Here is my question, with the tag #علقوا_المشانف (hang the nooses) trending (side note: am against capital punishment) - and the government gets toppled, then what? Hiba Yazbeck also nailed it in twitter: "What’s worse is that every time we face a tragic event, polarization increases among Lebanese, rather than solidarity. Perhaps we don’t deserve to have a country..." In times of crisis we tend to gravitate towards those who resemble us, those who share our beliefs, those who are "like us" rather than "like them" - sure, I am in awe in front of the volunteers who took brooms and went on cleaning streets, or those youngsters I saw yesterday who were gathering food and water and supplies, or the many initiatives that people are doing on a small scale. But let me go back to this theory I was discussing with my teacher at AUB in 1996, about why is it that people are clean in their own homes in Lebanon but are dirty in the street. Turns out the answer was that going back to the colonial mentality, because someone will pick up after you.
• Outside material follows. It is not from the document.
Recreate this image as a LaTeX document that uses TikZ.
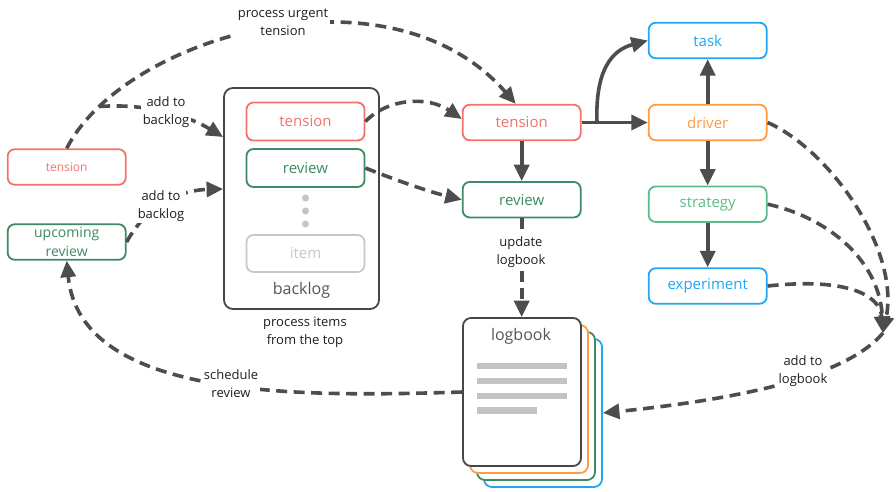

Picture this scene, I was at a seaside cafe in Tripoli. A young family was near me on the next table. Their daughter, about two years old, started throwing the content if the ashtray into the sea,then at one point seeing her mother giggling, she was encouraged to throw more objects. Until she tried to throw the ashtray itself, her mother sternly told her: "La2 3ayde 3ayzina" (no, this we need).
The image of that man sweeping glass debris on the street while wheelchair-bound is moving beyond words, yet I feel him to be the exception rather than the rule. But hey, there could be a silver lining, my friend Rachid Aschkar, says (in reference to the above-mentioned colonial theory) "maybe this time, the perimeter of "home" has changed to include whole country".